(Entries with chart source code)
================================
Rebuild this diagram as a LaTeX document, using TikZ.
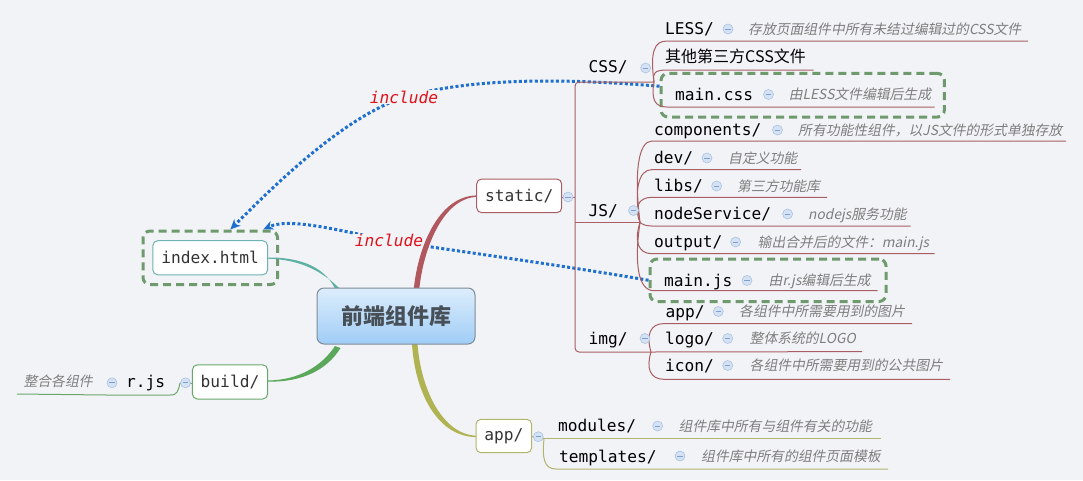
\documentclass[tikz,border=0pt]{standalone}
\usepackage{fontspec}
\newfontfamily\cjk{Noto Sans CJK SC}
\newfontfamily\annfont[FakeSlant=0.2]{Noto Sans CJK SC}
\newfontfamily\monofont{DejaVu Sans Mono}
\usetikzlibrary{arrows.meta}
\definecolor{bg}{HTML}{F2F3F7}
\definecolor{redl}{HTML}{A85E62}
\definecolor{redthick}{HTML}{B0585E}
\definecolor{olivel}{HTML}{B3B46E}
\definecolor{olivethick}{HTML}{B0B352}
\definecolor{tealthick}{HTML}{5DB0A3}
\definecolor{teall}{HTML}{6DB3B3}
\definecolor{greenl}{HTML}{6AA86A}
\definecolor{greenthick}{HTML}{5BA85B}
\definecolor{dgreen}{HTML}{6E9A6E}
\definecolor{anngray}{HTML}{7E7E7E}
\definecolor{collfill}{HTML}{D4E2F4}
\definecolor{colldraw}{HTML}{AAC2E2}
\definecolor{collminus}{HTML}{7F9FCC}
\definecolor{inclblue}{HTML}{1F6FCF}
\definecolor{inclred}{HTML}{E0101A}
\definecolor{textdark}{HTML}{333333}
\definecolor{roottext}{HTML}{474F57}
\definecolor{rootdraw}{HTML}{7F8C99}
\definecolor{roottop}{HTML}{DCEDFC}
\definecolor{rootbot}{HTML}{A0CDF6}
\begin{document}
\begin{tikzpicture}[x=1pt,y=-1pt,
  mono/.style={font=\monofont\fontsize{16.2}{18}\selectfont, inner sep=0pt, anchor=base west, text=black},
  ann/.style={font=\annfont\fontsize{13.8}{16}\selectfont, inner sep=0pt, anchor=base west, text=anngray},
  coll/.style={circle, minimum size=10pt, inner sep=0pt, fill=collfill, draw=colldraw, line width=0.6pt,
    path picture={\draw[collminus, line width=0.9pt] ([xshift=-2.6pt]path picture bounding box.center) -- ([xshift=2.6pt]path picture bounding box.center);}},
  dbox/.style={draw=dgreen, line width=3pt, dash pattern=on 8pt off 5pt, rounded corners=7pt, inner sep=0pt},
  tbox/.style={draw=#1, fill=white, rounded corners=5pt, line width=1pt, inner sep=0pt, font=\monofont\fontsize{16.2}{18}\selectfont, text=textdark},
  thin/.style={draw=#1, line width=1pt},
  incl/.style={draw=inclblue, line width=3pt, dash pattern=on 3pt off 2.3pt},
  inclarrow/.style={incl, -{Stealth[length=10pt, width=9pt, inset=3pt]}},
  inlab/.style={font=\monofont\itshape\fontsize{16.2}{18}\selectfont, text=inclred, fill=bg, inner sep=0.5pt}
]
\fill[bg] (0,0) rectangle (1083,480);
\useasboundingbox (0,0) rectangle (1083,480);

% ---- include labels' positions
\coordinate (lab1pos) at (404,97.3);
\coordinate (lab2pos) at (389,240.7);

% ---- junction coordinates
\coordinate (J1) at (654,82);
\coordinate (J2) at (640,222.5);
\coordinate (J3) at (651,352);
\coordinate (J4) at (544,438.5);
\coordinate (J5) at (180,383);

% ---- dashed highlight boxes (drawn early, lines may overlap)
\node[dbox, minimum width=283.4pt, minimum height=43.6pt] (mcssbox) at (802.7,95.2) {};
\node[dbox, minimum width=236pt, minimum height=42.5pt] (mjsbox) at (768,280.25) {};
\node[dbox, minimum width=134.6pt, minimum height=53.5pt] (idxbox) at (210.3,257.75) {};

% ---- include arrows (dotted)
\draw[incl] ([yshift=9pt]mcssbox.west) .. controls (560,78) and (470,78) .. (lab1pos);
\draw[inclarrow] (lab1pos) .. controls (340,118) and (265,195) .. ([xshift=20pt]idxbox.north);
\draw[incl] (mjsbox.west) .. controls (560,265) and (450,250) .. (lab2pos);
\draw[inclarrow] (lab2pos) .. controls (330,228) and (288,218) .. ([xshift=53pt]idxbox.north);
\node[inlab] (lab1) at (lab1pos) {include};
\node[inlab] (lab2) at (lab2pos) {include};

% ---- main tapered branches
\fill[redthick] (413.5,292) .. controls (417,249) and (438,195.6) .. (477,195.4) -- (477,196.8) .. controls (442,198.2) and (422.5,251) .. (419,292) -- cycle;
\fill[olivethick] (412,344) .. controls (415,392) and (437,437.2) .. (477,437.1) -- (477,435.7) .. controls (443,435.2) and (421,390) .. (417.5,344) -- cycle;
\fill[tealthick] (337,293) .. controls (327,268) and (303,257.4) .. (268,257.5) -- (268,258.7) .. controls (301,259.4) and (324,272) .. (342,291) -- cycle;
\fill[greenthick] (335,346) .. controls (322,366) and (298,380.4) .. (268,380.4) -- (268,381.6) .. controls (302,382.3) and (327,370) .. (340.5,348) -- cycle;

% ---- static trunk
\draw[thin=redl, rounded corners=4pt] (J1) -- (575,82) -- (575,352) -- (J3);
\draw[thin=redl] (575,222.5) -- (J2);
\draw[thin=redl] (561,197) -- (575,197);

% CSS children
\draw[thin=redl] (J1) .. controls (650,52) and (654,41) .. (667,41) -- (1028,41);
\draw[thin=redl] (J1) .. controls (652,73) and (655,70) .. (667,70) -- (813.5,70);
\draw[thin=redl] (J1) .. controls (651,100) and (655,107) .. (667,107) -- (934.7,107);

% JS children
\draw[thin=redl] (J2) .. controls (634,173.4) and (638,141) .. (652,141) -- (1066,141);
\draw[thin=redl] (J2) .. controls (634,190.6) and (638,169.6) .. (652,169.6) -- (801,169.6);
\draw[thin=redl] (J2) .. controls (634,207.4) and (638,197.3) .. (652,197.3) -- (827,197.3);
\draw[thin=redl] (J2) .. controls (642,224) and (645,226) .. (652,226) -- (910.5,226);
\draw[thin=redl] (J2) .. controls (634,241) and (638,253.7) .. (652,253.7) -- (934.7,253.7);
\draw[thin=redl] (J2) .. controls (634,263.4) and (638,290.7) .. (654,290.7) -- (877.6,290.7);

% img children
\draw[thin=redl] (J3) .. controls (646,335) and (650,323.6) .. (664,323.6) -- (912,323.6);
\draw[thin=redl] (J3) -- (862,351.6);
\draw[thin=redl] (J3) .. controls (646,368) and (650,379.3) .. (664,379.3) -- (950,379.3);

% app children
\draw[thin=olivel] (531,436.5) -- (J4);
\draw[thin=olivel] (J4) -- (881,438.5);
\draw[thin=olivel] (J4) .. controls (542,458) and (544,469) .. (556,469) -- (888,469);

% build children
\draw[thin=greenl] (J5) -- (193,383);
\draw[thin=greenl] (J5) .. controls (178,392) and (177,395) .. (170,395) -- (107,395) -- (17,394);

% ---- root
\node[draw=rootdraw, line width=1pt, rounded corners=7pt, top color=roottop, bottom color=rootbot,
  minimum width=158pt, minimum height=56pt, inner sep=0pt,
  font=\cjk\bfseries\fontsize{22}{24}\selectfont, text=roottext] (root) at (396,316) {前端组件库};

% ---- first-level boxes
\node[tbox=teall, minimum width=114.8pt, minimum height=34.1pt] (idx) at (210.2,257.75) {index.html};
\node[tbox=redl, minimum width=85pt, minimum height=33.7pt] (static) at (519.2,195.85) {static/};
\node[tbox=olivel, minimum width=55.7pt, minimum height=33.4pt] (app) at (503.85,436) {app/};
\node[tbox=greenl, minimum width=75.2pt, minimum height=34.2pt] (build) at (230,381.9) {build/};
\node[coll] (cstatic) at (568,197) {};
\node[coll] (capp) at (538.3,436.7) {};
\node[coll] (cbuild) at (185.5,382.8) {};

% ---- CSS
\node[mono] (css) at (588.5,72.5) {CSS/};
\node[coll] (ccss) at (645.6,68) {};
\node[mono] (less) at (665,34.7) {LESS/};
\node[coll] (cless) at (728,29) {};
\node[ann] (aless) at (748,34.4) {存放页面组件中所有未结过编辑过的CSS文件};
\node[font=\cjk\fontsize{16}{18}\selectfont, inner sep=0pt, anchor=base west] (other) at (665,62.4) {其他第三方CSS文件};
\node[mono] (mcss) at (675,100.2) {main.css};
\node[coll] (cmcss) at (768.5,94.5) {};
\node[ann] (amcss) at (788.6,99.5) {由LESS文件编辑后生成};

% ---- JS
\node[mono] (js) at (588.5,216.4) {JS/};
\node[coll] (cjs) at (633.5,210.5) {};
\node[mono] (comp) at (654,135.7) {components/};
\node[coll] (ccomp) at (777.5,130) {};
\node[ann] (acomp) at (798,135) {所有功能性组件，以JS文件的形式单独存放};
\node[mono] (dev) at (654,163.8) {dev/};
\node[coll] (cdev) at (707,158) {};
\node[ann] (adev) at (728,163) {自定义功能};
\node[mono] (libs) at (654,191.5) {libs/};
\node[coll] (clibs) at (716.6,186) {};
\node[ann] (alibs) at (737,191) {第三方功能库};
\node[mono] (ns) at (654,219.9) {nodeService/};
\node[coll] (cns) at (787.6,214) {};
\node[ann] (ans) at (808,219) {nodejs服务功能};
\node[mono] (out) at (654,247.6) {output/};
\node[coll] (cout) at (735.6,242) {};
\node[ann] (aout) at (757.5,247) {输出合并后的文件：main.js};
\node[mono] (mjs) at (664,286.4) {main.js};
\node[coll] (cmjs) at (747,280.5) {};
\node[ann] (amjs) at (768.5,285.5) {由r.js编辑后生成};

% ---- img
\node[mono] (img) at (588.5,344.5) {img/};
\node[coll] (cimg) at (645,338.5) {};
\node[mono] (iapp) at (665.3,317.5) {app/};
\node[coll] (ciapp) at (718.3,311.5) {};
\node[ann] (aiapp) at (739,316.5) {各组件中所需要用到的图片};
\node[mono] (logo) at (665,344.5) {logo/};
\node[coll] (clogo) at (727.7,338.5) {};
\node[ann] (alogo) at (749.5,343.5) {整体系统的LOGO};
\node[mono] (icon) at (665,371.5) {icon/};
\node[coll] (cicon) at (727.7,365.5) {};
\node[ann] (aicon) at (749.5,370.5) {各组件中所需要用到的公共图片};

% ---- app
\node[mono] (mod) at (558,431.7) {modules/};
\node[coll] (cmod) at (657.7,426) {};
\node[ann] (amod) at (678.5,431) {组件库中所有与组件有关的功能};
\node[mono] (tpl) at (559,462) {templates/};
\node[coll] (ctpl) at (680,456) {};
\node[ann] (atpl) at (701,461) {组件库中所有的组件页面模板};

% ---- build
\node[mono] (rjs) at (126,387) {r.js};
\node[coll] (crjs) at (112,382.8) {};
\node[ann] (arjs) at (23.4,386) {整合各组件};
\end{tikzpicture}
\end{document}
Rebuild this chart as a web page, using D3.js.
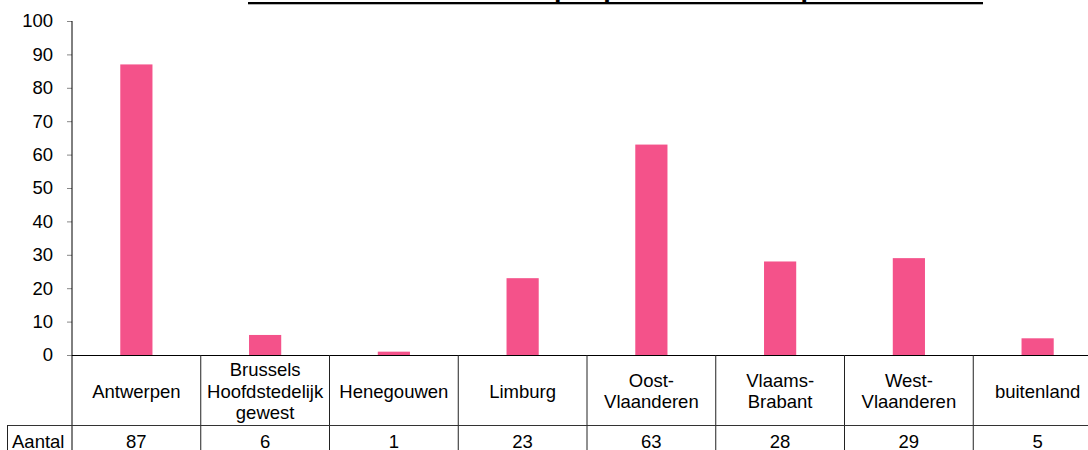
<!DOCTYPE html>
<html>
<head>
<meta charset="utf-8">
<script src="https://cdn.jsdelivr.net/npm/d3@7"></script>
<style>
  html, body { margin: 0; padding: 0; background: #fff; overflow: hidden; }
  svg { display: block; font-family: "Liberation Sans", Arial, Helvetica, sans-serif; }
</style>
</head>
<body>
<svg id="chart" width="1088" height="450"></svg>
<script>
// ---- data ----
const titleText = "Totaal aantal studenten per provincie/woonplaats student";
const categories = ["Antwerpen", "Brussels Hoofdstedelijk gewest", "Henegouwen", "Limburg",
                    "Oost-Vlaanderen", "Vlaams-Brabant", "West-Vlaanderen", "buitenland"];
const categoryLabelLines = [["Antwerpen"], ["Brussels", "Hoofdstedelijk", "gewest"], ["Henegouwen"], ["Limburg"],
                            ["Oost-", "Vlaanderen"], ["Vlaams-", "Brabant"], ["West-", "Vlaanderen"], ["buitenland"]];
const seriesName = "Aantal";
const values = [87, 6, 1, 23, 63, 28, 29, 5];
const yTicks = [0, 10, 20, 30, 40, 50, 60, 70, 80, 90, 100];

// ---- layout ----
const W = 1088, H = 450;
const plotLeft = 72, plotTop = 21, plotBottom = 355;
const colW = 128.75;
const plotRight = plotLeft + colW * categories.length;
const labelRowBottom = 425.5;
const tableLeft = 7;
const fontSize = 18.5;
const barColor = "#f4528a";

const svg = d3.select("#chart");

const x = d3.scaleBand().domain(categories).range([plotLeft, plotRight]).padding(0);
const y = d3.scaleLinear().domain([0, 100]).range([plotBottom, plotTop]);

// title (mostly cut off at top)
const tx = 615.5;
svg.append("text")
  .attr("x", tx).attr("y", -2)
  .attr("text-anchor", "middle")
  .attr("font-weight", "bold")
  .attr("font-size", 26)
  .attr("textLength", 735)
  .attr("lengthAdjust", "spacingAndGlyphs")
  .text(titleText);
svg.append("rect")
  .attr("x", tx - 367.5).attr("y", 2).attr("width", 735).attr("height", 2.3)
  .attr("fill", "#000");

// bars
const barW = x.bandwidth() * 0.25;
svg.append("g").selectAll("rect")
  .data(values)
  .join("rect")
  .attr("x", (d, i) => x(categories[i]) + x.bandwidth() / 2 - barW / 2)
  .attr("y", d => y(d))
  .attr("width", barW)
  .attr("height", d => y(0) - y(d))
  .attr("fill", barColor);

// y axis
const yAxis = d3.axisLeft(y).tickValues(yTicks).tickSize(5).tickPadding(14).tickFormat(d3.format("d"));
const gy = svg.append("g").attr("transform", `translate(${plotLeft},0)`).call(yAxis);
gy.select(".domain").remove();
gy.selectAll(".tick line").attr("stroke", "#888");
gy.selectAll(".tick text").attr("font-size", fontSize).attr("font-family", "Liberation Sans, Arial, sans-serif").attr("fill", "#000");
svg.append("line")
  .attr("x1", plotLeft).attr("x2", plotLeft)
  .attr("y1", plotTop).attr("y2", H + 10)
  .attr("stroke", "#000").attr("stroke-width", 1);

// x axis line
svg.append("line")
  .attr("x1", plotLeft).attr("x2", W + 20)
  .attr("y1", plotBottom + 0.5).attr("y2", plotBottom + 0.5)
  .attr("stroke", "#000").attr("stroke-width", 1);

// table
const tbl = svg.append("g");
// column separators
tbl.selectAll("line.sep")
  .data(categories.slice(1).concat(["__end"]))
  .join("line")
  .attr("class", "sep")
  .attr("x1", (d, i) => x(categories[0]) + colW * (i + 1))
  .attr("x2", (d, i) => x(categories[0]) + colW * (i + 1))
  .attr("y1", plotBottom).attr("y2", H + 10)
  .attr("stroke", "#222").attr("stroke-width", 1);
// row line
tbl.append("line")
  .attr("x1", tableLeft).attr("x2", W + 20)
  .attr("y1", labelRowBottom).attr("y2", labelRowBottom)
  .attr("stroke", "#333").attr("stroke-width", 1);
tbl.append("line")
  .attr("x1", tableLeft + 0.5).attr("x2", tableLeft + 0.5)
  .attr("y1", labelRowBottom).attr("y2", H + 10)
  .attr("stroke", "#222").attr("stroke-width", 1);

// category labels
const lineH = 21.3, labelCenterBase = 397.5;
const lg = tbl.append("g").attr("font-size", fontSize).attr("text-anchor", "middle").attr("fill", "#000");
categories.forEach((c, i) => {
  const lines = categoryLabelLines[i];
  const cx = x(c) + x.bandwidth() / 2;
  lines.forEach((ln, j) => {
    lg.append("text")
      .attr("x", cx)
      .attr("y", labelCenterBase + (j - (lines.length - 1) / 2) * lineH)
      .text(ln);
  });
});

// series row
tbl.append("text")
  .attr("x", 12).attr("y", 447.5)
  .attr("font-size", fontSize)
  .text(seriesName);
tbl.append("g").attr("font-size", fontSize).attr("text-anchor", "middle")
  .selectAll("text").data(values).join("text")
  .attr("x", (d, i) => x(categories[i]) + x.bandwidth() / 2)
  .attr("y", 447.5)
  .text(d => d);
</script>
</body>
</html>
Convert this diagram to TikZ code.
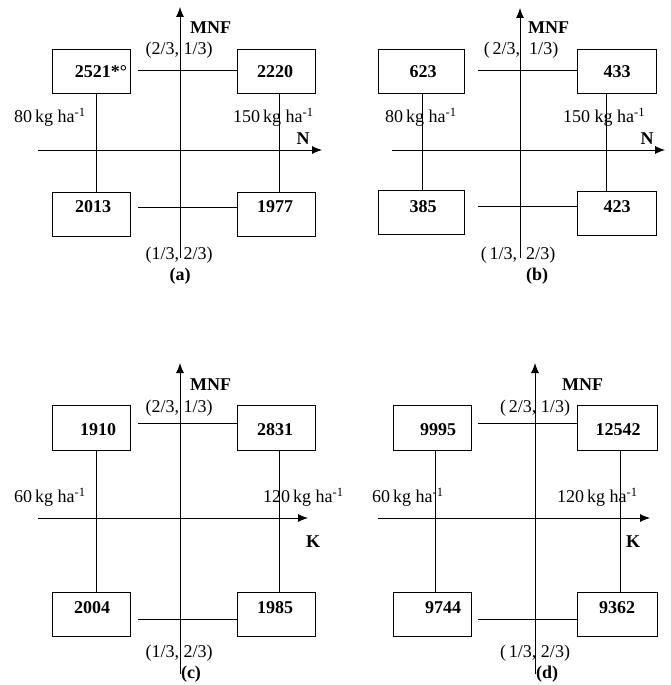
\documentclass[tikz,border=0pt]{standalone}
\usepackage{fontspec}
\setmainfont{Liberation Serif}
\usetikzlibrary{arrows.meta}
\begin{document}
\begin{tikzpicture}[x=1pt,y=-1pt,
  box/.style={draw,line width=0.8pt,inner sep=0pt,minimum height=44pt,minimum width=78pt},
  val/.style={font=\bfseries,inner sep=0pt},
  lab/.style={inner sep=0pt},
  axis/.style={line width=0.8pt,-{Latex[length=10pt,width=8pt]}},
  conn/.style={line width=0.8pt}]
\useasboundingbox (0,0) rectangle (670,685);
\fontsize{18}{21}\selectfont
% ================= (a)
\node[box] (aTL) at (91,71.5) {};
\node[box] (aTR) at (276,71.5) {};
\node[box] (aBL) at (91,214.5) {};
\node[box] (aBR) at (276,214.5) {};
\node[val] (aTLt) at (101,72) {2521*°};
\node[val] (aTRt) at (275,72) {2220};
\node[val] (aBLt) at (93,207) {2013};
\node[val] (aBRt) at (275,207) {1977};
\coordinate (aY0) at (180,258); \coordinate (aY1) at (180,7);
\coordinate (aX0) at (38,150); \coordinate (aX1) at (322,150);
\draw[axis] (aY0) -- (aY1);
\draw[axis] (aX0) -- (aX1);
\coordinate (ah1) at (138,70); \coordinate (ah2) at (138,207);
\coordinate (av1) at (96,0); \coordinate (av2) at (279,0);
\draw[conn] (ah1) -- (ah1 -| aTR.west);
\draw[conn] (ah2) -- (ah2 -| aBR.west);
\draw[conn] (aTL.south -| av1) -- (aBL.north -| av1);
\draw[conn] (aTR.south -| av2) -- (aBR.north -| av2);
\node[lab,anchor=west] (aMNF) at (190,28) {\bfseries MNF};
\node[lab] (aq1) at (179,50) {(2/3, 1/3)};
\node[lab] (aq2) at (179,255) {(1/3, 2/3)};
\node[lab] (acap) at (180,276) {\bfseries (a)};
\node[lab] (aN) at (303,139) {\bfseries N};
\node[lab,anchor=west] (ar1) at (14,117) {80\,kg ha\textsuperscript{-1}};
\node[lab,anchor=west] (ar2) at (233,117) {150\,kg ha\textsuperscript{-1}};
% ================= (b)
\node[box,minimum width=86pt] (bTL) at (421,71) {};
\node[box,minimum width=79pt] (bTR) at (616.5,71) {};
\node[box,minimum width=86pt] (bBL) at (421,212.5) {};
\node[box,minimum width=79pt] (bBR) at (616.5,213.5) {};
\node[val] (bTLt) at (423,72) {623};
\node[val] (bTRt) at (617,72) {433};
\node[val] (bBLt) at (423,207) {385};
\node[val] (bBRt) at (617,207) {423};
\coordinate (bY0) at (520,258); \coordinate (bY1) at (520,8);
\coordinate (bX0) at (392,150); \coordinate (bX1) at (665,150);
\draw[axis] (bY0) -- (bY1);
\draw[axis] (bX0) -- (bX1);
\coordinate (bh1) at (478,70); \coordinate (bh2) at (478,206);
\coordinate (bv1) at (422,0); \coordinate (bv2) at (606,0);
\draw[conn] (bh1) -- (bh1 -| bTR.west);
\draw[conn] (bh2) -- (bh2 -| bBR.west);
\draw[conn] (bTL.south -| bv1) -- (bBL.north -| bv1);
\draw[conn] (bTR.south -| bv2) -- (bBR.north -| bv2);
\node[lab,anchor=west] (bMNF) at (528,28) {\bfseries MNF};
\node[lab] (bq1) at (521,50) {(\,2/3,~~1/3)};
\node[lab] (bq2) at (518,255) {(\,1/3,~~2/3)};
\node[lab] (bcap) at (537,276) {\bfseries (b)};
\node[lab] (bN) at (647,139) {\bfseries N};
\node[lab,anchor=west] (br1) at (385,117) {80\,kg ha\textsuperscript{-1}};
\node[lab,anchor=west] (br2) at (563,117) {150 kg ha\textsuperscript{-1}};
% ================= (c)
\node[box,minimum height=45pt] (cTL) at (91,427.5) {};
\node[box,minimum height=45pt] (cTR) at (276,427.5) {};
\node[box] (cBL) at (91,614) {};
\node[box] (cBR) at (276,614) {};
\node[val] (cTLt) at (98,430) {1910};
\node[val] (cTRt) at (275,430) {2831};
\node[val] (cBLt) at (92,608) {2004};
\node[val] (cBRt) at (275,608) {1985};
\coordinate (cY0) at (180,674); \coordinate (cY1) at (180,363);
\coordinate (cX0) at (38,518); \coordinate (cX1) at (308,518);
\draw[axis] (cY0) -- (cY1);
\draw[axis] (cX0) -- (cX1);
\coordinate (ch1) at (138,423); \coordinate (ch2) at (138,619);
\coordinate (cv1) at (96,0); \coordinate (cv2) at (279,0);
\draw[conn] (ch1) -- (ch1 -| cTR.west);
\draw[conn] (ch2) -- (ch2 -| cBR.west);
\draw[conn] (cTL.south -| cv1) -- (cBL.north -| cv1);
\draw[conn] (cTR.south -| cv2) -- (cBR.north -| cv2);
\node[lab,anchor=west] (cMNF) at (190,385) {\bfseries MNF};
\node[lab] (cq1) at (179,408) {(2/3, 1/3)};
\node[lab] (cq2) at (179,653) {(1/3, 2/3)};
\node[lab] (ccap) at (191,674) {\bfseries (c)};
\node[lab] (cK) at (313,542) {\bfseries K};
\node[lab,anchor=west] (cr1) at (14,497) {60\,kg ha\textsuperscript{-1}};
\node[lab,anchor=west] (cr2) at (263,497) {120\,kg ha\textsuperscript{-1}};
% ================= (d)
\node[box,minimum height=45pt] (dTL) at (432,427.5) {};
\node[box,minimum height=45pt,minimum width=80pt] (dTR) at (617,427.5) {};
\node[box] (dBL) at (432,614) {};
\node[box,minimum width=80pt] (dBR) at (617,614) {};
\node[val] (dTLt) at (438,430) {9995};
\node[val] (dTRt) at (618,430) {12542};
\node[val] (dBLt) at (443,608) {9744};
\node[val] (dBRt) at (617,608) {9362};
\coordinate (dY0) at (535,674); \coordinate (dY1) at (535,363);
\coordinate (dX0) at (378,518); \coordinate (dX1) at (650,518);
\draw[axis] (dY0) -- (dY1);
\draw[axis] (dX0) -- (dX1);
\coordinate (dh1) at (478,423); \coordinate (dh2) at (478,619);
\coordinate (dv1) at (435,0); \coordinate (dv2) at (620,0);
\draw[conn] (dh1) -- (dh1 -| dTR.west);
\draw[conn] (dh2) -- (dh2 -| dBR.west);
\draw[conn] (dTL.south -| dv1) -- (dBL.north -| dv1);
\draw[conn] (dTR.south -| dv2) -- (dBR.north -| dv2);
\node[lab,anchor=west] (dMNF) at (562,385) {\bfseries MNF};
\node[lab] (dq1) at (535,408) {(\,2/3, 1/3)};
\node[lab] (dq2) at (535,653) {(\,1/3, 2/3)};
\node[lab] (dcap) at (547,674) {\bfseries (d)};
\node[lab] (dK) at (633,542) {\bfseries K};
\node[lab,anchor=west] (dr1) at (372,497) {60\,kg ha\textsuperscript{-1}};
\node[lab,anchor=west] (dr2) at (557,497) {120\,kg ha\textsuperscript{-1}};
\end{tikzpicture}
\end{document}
================================
WHAT IS ASKED: Without any pictures, reproduce the lines from the first one in the material through the line that has "(lab2pos) at (389,240.7);", exactly as they appear.

SOLUTION FOR THIS EXERCISE:
Rebuild this diagram as a LaTeX document, using TikZ.
\documentclass[tikz,border=0pt]{standalone}
\usepackage{fontspec}
\newfontfamily\cjk{Noto Sans CJK SC}
\newfontfamily\annfont[FakeSlant=0.2]{Noto Sans CJK SC}
\newfontfamily\monofont{DejaVu Sans Mono}
\usetikzlibrary{arrows.meta}
\definecolor{bg}{HTML}{F2F3F7}
\definecolor{redl}{HTML}{A85E62}
\definecolor{redthick}{HTML}{B0585E}
\definecolor{olivel}{HTML}{B3B46E}
\definecolor{olivethick}{HTML}{B0B352}
\definecolor{tealthick}{HTML}{5DB0A3}
\definecolor{teall}{HTML}{6DB3B3}
\definecolor{greenl}{HTML}{6AA86A}
\definecolor{greenthick}{HTML}{5BA85B}
\definecolor{dgreen}{HTML}{6E9A6E}
\definecolor{anngray}{HTML}{7E7E7E}
\definecolor{collfill}{HTML}{D4E2F4}
\definecolor{colldraw}{HTML}{AAC2E2}
\definecolor{collminus}{HTML}{7F9FCC}
\definecolor{inclblue}{HTML}{1F6FCF}
\definecolor{inclred}{HTML}{E0101A}
\definecolor{textdark}{HTML}{333333}
\definecolor{roottext}{HTML}{474F57}
\definecolor{rootdraw}{HTML}{7F8C99}
\definecolor{roottop}{HTML}{DCEDFC}
\definecolor{rootbot}{HTML}{A0CDF6}
\begin{document}
\begin{tikzpicture}[x=1pt,y=-1pt,
  mono/.style={font=\monofont\fontsize{16.2}{18}\selectfont, inner sep=0pt, anchor=base west, text=black},
  ann/.style={font=\annfont\fontsize{13.8}{16}\selectfont, inner sep=0pt, anchor=base west, text=anngray},
  coll/.style={circle, minimum size=10pt, inner sep=0pt, fill=collfill, draw=colldraw, line width=0.6pt,
    path picture={\draw[collminus, line width=0.9pt] ([xshift=-2.6pt]path picture bounding box.center) -- ([xshift=2.6pt]path picture bounding box.center);}},
  dbox/.style={draw=dgreen, line width=3pt, dash pattern=on 8pt off 5pt, rounded corners=7pt, inner sep=0pt},
  tbox/.style={draw=#1, fill=white, rounded corners=5pt, line width=1pt, inner sep=0pt, font=\monofont\fontsize{16.2}{18}\selectfont, text=textdark},
  thin/.style={draw=#1, line width=1pt},
  incl/.style={draw=inclblue, line width=3pt, dash pattern=on 3pt off 2.3pt},
  inclarrow/.style={incl, -{Stealth[length=10pt, width=9pt, inset=3pt]}},
  inlab/.style={font=\monofont\itshape\fontsize{16.2}{18}\selectfont, text=inclred, fill=bg, inner sep=0.5pt}
]
\fill[bg] (0,0) rectangle (1083,480);
\useasboundingbox (0,0) rectangle (1083,480);

% ---- include labels' positions
\coordinate (lab1pos) at (404,97.3);
\coordinate (lab2pos) at (389,240.7);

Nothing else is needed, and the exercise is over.